# Towing 312Bh



## Chris 312BH (Jan 31, 2011)

I recently purchased a 312bh that I will be towing with my2008 1 ton dodge diesel. I have not taken delivery of the trailer yet but was hoping i could get some assistance with some leveling issues as the new OB has an axle conversion kit making the stance higher than my old hideout.

The question is in regards the 312bh hitch height, or better yet where the top of my ball hitch needs to be. I have an adjustable drop hitch and would like to get it set up as close a possible prior to picking up the OB.

The dealer says to wait until I get all loaded with stuff to figure out the height but that seem wrong to me. Regardless of how much stuff (weight) is inside the trailer it doesn't change the level of the trailer. It may add more tongue weight causing some sag in my TV but I will be correcting that with air bags rather than adjusting ball height. Then I can use my weight distribution bars to finalize the level.

Does anyone know the hitch height or where my ball needs to be to make my set up level. I have been towing for a couple years so that means I'm basically still in the towing elementary school and would greatly appreciate some advice from you graduates

Chris


----------



## thefulminator (Aug 8, 2007)

The trailer height is going to be different when it's empty as opposed to with full water tanks, propane, batteries and all the other camping stuff. It has leaf springs on the axles which are going to spread and lower the trailer with the added weight. Depending on where in the trailer the load is, the tongue weight will change which will also change how your WD hitch is set up. Do you put stuff in the truck? If so how much weight? This will again lower the truck and change where your WD hitch is set at to keep the trailer level.


----------



## Scoutr2 (Aug 21, 2006)

thefulminator said:


> The trailer height is going to be different when it's empty as opposed to with full water tanks, propane, batteries and all the other camping stuff. It has leaf springs on the axles which are going to spread and lower the trailer with the added weight. Depending on where in the trailer the load is, the tongue weight will change which will also change how your WD hitch is set up. Do you put stuff in the truck? If so how much weight? This will again lower the truck and change where your WD hitch is set at to keep the trailer level.


X2. You want the trailer to sit level when it is loaded and on the ball of your TV. (The trailer tongue weight on your hitch will cause the rear of your TV to sag a bit.) That will be different for each trailer and TV combination, not to mention how you distribute your gear in the trailer, whether you load gear in the back of your truck (I haul firewood, charcoal, etc. in my covered bed), or whether you usually travel with fresh tanks full - or not.

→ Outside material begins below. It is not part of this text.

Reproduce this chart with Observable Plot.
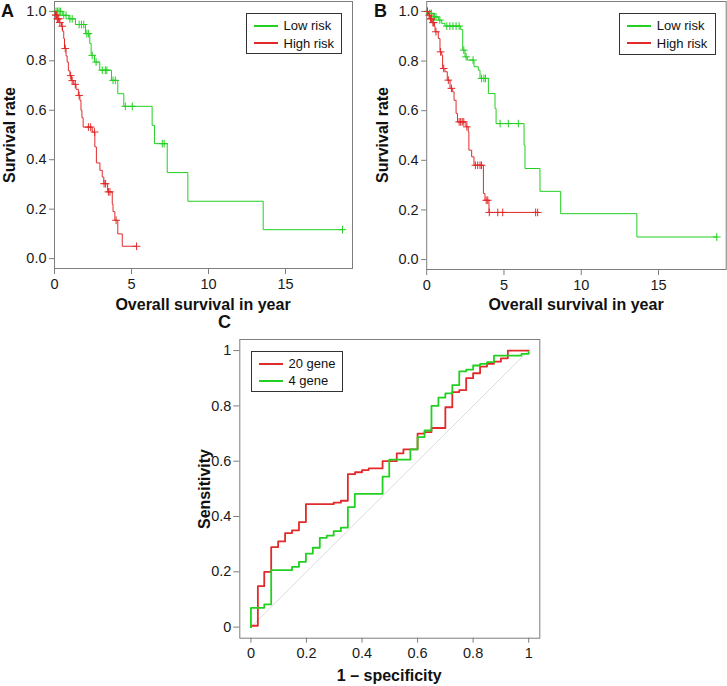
<!DOCTYPE html>
<html>
<head>
<meta charset="utf-8">
<script src="https://cdn.jsdelivr.net/npm/d3@7"></script>
<script src="https://cdn.jsdelivr.net/npm/@observablehq/plot@0.6"></script>
<style>
  html, body { margin: 0; padding: 0; background: #fff; }
  #root { position: relative; width: 727px; height: 686px; overflow: hidden; font-family: "Liberation Sans", Arial, sans-serif; color: #111; }
  .panel { position: absolute; }
  .panel svg { display: block; max-width: none; }
  .ttl { position: absolute; font-weight: bold; font-size: 16px; line-height: 16px; white-space: nowrap; color: #111; }
  .letter { position: absolute; font-weight: bold; font-size: 18px; line-height: 18px; color: #111; }
  .legend { position: absolute; box-sizing: border-box; border: 1px solid #333; background: #fff; font-size: 13px; }
  .legend .sw { position: absolute; height: 2px; }
  .legend .tx { position: absolute; line-height: 13px; white-space: nowrap; color: #111; }
</style>
</head>
<body>
<div id="root"></div>
<script>
// ---------- Data: Kaplan-Meier, panel A ----------
const lowA_t = [0, 0.50, 0.93, 1.36, 2.01, 2.29, 2.38, 2.60, 2.94, 3.70, 4.11, 4.50, 6.34, 6.49, 7.32, 8.66, 13.55];
const lowA_s = [1.0, 0.984, 0.970, 0.947, 0.910, 0.870, 0.822, 0.795, 0.762, 0.721, 0.667, 0.616, 0.539, 0.465, 0.348, 0.232, 0.117];
const lowA_end = 18.7;
const lowA_cens = [0.1, 0.2, 0.3, 0.4, 0.6, 0.75, 1.0, 1.15, 1.6, 1.75, 1.9, 2.1, 2.2, 2.45, 2.7, 3.1, 3.3, 3.4, 3.8, 3.95, 4.6, 5.05, 7.0, 7.12, 18.7];

const highA_t = [0, 0.05, 0.15, 0.3, 0.45, 0.52, 0.6, 0.65, 0.75, 0.82, 0.9, 1.0, 1.1, 1.25, 1.4, 1.55, 1.65, 1.72, 1.78, 1.86, 2.45, 2.62, 2.72, 2.95, 3.1, 3.2, 3.45, 3.75, 3.8, 3.92, 4.11, 4.4];
const highA_s = [1.0, 0.985, 0.97, 0.955, 0.94, 0.92, 0.89, 0.85, 0.82, 0.795, 0.76, 0.74, 0.72, 0.705, 0.685, 0.66, 0.64, 0.60, 0.57, 0.532, 0.512, 0.452, 0.387, 0.357, 0.33, 0.303, 0.27, 0.22, 0.19, 0.155, 0.10, 0.05];
const highA_end = 5.33;
const highA_cens = [0.08, 0.12, 0.18, 0.22, 0.28, 0.35, 0.5, 0.7, 1.05, 1.15, 1.35, 1.6, 2.2, 2.35, 2.6, 3.22, 3.32, 3.5, 3.6, 4.0, 5.33];

// ---------- Data: Kaplan-Meier, panel B ----------
const lowB_t = [0, 0.1, 0.43, 0.75, 0.97, 1.18, 2.2, 2.33, 2.48, 2.63, 3.06, 3.34, 3.45, 3.99, 4.42, 4.49, 6.30, 6.36, 7.33, 8.67, 13.6];
const lowB_s = [1.0, 0.992, 0.978, 0.965, 0.952, 0.941, 0.927, 0.844, 0.817, 0.804, 0.777, 0.763, 0.730, 0.669, 0.609, 0.548, 0.461, 0.367, 0.275, 0.185, 0.091];
const lowB_end = 18.77;
const lowB_cens = [0.05, 0.2, 0.3, 0.5, 0.6, 0.85, 1.3, 1.5, 1.7, 1.9, 2.1, 2.4, 2.55, 3.0, 3.55, 3.7, 3.8, 4.75, 5.28, 5.93, 18.77];

const highB_t = [0, 0.1, 0.2, 0.35, 0.5, 0.54, 0.75, 0.86, 0.97, 1.03, 1.18, 1.33, 1.51, 1.68, 1.77, 1.9, 1.99, 2.54, 2.69, 2.73, 2.91, 3.06, 3.67, 3.77, 4.03];
const highB_s = [1.0, 0.985, 0.97, 0.955, 0.94, 0.918, 0.891, 0.837, 0.824, 0.770, 0.757, 0.723, 0.690, 0.676, 0.642, 0.589, 0.555, 0.535, 0.515, 0.441, 0.414, 0.380, 0.266, 0.239, 0.190];
const highB_end = 7.22;
const highB_cens = [0.05, 0.15, 0.25, 0.3, 0.4, 0.45, 0.6, 0.9, 1.1, 1.4, 1.6, 2.1, 2.2, 2.3, 2.4, 2.6, 3.15, 3.3, 3.45, 3.55, 3.85, 3.95, 4.05, 4.6, 4.92, 7.05, 7.18];

// ---------- Data: ROC, panel C (vertex after each vertical jump) ----------
const roc20_fpr = [0, 0, 0.025, 0.048, 0.073, 0.098, 0.123, 0.148, 0.173, 0.198, 0.298, 0.324, 0.349, 0.375, 0.40, 0.424, 0.474, 0.525, 0.549, 0.60, 0.625, 0.65, 0.70, 0.725, 0.75, 0.775, 0.80, 0.825, 0.85, 0.875, 0.90, 0.925, 1.0];
const roc20_tpr = [0, 0.005, 0.148, 0.20, 0.289, 0.31, 0.34, 0.35, 0.38, 0.445, 0.45, 0.457, 0.553, 0.56, 0.568, 0.574, 0.60, 0.628, 0.643, 0.70, 0.705, 0.72, 0.795, 0.85, 0.857, 0.90, 0.918, 0.942, 0.952, 0.96, 0.972, 1.0, 1.0];
const roc4_fpr = [0, 0, 0.048, 0.073, 0.148, 0.173, 0.198, 0.223, 0.248, 0.273, 0.298, 0.324, 0.349, 0.374, 0.474, 0.498, 0.574, 0.60, 0.625, 0.65, 0.675, 0.70, 0.725, 0.75, 0.775, 0.80, 0.825, 0.85, 0.875, 0.974, 1.0];
const roc4_tpr = [0, 0.07, 0.082, 0.206, 0.218, 0.236, 0.266, 0.287, 0.323, 0.331, 0.347, 0.36, 0.434, 0.482, 0.544, 0.606, 0.643, 0.687, 0.711, 0.80, 0.83, 0.845, 0.875, 0.925, 0.931, 0.946, 0.952, 0.958, 0.982, 0.988, 0.995];
const diag = [0, 1];

// ---------- Tick labels ----------
const kmXTicks = [0, 5, 10, 15];
const kmYTicks = [0, 0.2, 0.4, 0.6, 0.8, 1.0];
const rocTicks = [0, 0.2, 0.4, 0.6, 0.8, 1];

const GREEN = "#22d022";
const RED = "#e22a2a";
const AXIS = "#7d7d7d";
const FONT = "'Liberation Sans', Arial, sans-serif";

function stepData(ts, ss, end) {
  const d = ts.map((t, i) => ({t, s: ss[i]}));
  d.push({t: end, s: ss[ss.length - 1]});
  return d;
}
function censData(ts, ss, cens) {
  return cens.map(c => {
    let s = ss[0];
    for (let i = 0; i < ts.length; i++) if (ts[i] <= c) s = ss[i];
    return {t: c, s};
  });
}

function kmPlot(opts, series) {
  const marks = [
    Plot.frame({stroke: AXIS}),
    Plot.axisX({ticks: kmXTicks, tickSize: 6, tickPadding: 4, stroke: AXIS, label: null}),
    Plot.axisY({ticks: kmYTicks, tickFormat: d3.format(".1f"), tickSize: 5, tickPadding: 3, stroke: AXIS, label: null})
  ];
  for (const s of series) {
    marks.push(Plot.line(stepData(s.t, s.s, s.end), {x: "t", y: "s", curve: "step-after", stroke: s.color, strokeWidth: 1}));
    marks.push(Plot.dot(censData(s.t, s.s, s.cens), {x: "t", y: "s", symbol: "plus", r: 2.6, stroke: s.color, strokeWidth: 1}));
  }
  return Plot.plot({
    ...opts,
    x: {domain: [0, opts.xmax]},
    y: {domain: [-0.04, 1.04]},
    style: {fontFamily: FONT, fontSize: "14.5px", color: "#1a1a1a", background: "transparent", overflow: "visible"},
    marks
  });
}

const root = document.getElementById("root");
function place(el, left, top) {
  const d = document.createElement("div");
  d.className = "panel";
  d.style.left = left + "px";
  d.style.top = top + "px";
  d.appendChild(el);
  root.appendChild(d);
}
function text(cls, str, css) {
  const d = document.createElement("div");
  d.className = cls;
  d.textContent = str;
  Object.assign(d.style, css);
  root.appendChild(d);
}
function legend(left, top, w, h, entries) {
  const box = document.createElement("div");
  box.className = "legend";
  Object.assign(box.style, {left: left + "px", top: top + "px", width: w + "px", height: h + "px"});
  entries.forEach((e, i) => {
    const sw = document.createElement("div");
    sw.className = "sw";
    Object.assign(sw.style, {left: "6.5px", width: "24.5px", top: (10.7 + i * 17.4) + "px", background: e.color});
    box.appendChild(sw);
    const tx = document.createElement("div");
    tx.className = "tx";
    tx.textContent = e.label;
    Object.assign(tx.style, {left: "36.5px", top: (4.9 + i * 17.4) + "px"});
    box.appendChild(tx);
  });
  root.appendChild(box);
}

// Panel A
place(kmPlot({width: 363, height: 300, marginLeft: 54, marginRight: 11, marginTop: 1, marginBottom: 32, xmax: 19.35}, [
  {t: lowA_t, s: lowA_s, end: lowA_end, cens: lowA_cens, color: GREEN},
  {t: highA_t, s: highA_s, end: highA_end, cens: highA_cens, color: RED}
]), 0, 0);

// Panel B
place(kmPlot({width: 364, height: 300, marginLeft: 63.2, marginRight: 1.3, marginTop: 1, marginBottom: 31, xmax: 19.38}, [
  {t: lowB_t, s: lowB_s, end: lowB_end, cens: lowB_cens, color: GREEN},
  {t: highB_t, s: highB_s, end: highB_end, cens: highB_cens, color: RED}
]), 363, 0);

// Panel C
const roc20 = roc20_fpr.map((f, i) => ({f, t: roc20_tpr[i]}));
const roc4 = roc4_fpr.map((f, i) => ({f, t: roc4_tpr[i]}));
place(Plot.plot({
  width: 727, height: 386,
  marginLeft: 239.3, marginRight: 727 - 539.3, marginTop: 39, marginBottom: 386 - 337.7,
  x: {domain: [-0.04, 1.04]},
  y: {domain: [-0.04, 1.04]},
  style: {fontFamily: FONT, fontSize: "14.5px", color: "#1a1a1a", background: "transparent", overflow: "visible"},
  marks: [
    Plot.frame({stroke: AXIS}),
    Plot.axisX({ticks: rocTicks, tickFormat: d => String(d), tickSize: 5, tickPadding: 5, stroke: AXIS, label: null}),
    Plot.axisY({ticks: rocTicks, tickFormat: d => String(d), tickSize: 6, tickPadding: 2.5, stroke: AXIS, label: null}),
    Plot.line(diag, {x: d => d, y: d => d, stroke: "#dcdcdc", strokeWidth: 1}),
    Plot.line(roc20, {x: "f", y: "t", curve: "step-after", stroke: RED, strokeWidth: 1.8}),
    Plot.line(roc4, {x: "f", y: "t", curve: "step-after", stroke: GREEN, strokeWidth: 1.8})
  ]
}), 0, 300);

// Titles and panel letters
text("letter", "A", {left: "1px", top: "1.5px"});
text("letter", "B", {left: "374px", top: "1.5px"});
text("letter", "C", {left: "218px", top: "313px"});
text("ttl", "Survival rate", {left: "9.5px", top: "134.7px", transform: "translate(-50%,-50%) rotate(-90deg)"});
text("ttl", "Survival rate", {left: "382.5px", top: "135px", transform: "translate(-50%,-50%) rotate(-90deg)"});
text("ttl", "Overall survival in year", {left: "203px", top: "296.7px", transform: "translateX(-50%)"});
text("ttl", "Overall survival in year", {left: "576px", top: "296.7px", transform: "translateX(-50%)"});
text("ttl", "Sensitivity", {left: "205px", top: "488.5px", transform: "translate(-50%,-50%) rotate(-90deg)"});
text("ttl", "1 \u2013 specificity", {left: "389.3px", top: "668.4px", transform: "translateX(-50%)"});

// Legends
legend(246, 13.3, 96.3, 41, [{label: "Low risk", color: GREEN}, {label: "High risk", color: RED}]);
legend(619.3, 13.3, 96.4, 41.4, [{label: "Low risk", color: GREEN}, {label: "High risk", color: RED}]);
legend(251, 351, 92.3, 41.3, [{label: "20 gene", color: RED}, {label: "4 gene", color: GREEN}]);
</script>
</body>
</html>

I suppose you could get your stinger adjusted close ahead of time, but they may need to re-adjust - and the fewer times you have to torque those large bolts, the better. After a few adjustments, most manufacturers recommend replacing the bolts, for safety sake. You're better off waiting to see how your trailer and truck marry up and how they ride.

Just my opinion,

Mike


----------



## duggy (Mar 17, 2010)

As already stated, the final height of your trailer will depend on how much weight is compressing the springs, however, a good starting point is 24" to the top of the ball. We have the 2011 250RS, which has the same size tires & wheels as your 312BH. 
I went through this same question last year, trying to determine if I had to order a special draw bar for my WD hitch. The wonderful people on this site gave me the info I needed, and I was able to use the top hole on the standard draw bar.


----------



## luverofpeanuts (Mar 9, 2010)

Chris 312BH said:


> I have an adjustable drop hitch and would like to get it set up as close a possible prior to picking up the OB.

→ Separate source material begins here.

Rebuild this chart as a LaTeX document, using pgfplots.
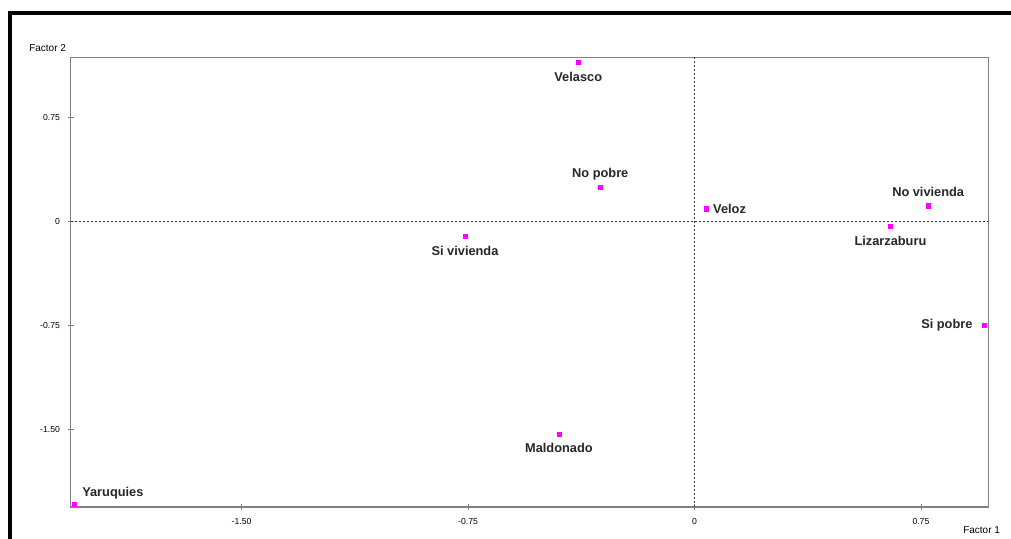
\documentclass[border=0pt]{standalone}
\usepackage{pgfplots}
\pgfplotsset{compat=1.18}
\usepackage{fontspec}
\setmainfont{Liberation Sans}
\definecolor{mag}{HTML}{FF00FF}
\definecolor{axgray}{HTML}{808080}
\begin{document}
\begin{tikzpicture}[x=0.75pt,y=0.75pt]
\path[use as bounding box] (0,0) rectangle (1011,539);
\draw[line width=3pt] (10,-5) -- (10,526) -- (1016,526);
\begin{axis}[
  at={(53.0pt,24pt)}, anchor=south west,
  scale only axis, width=688.2pt, height=337.3pt,
  xmin=-2.066, xmax=0.973, ymin=-2.063, ymax=1.186,
  axis line style={draw=axgray, line width=1.1pt},
  xtick={-1.5,-0.75,0,0.75}, xticklabels={-1.50,-0.75,0,0.75},
  ytick={-1.5,-0.75,0,0.75}, yticklabels={-1.50,-0.75,0,0.75},
  xtick pos=bottom, ytick pos=left,
  tick align=center, major tick length=4.5pt,
  tick style={draw=axgray, line width=0.6pt},
  xticklabel style={font=\fontsize{6.5}{7}\selectfont, anchor=north, inner sep=0pt, yshift=-6pt},
  yticklabel style={font=\fontsize{6.5}{7}\selectfont, anchor=east, inner sep=0pt, xshift=-5.6pt},
  clip=false,
  pt/.style={only marks, mark=square*, mark size=1.6pt, color=mag, mark options={draw=mag, fill=mag},
     nodes near coords, point meta=explicit symbolic},
  nodes near coords style={font=\fontsize{9.6}{11}\selectfont\bfseries, inner sep=0pt, text=black!85},
]
\addplot[sharp plot, no marks, black!80, line width=0.6pt, dash pattern=on 1.5pt off 1.5pt] coordinates {(-2.066,0) (0.973,0)};
\addplot[sharp plot, no marks, black!80, line width=0.6pt, dash pattern=on 1.5pt off 1.5pt] coordinates {(0,-2.063) (0,1.186)};
% labels below
\addplot[pt, nodes near coords style={anchor=north, yshift=-7pt}] table[meta=label] {
x y label
-0.385 1.150 Velasco
-0.760 -0.107 {Si vivienda}
0.649 -0.035 Lizarzaburu
-0.449 -1.535 Maldonado
};
% labels above
\addplot[pt, nodes near coords style={anchor=base, yshift=7pt}] table[meta=label] {
x y label
-0.312 0.247 {No pobre}
0.774 0.114 {No vivienda}
};
% label right
\addplot[pt, nodes near coords style={anchor=west, xshift=5pt}] table[meta=label] {
x y label
0.039 0.092 Veloz
};
% label left
\addplot[pt, nodes near coords style={anchor=east, xshift=-8.7pt}] table[meta=label] {
x y label
0.960 -0.748 {Si pobre}
};
% label above right
\addplot[pt, nodes near coords style={anchor=base west, xshift=6pt, yshift=5.6pt}] table[meta=label] {
x y label
-2.055 -2.043 Yaruquies
};
\end{axis}
\node[anchor=west, inner sep=0pt, font=\fontsize{7.5}{9}\selectfont] at (29,491.3) {Factor 2};
\node[anchor=west, inner sep=0pt, font=\fontsize{7.5}{9}\selectfont] at (963,9) {Factor 1};
\end{tikzpicture}
\end{document}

When you say you have an adjustable drop hitch, does that mean that you do not have a Weight Distributing and Anti-Sway hitch setup? If not, I would recommend talking to the dealer salesperson and ask him how they would setup your TV for towing... and if that was included in the cost of the trailer?


----------



## Jewellfamily (Sep 25, 2010)

I have a 312BH also, but have a 1/2 ton pickup. My hitch is currently set up with the top of the ball 24 1/2" from the ground to the top (flat) of the ball on the hitch. My truck probably squats a little more than your 1 ton dually will and I dont have my airbags on yet (getting them early spring). Your vehicle probably wont be exactly the same ball height requirement, but this may be a close place to start and fine tune from there. You'll probably have to tweak it a few times. I am guessing I will have to change mine a little bit once I get my airbags on.

Hope that helps.


----------



## Chris 312BH (Jan 31, 2011)

Thanks to everyone for your responses.

I will wait until I get the OB home and loaded to make final adjustments. I do plan to load the bed of the truck with some things but I have air bags to compensate for the rear end sag.

I do have a WD and anti sway. I could not imagine towing without them.

happy campin everyone.


----------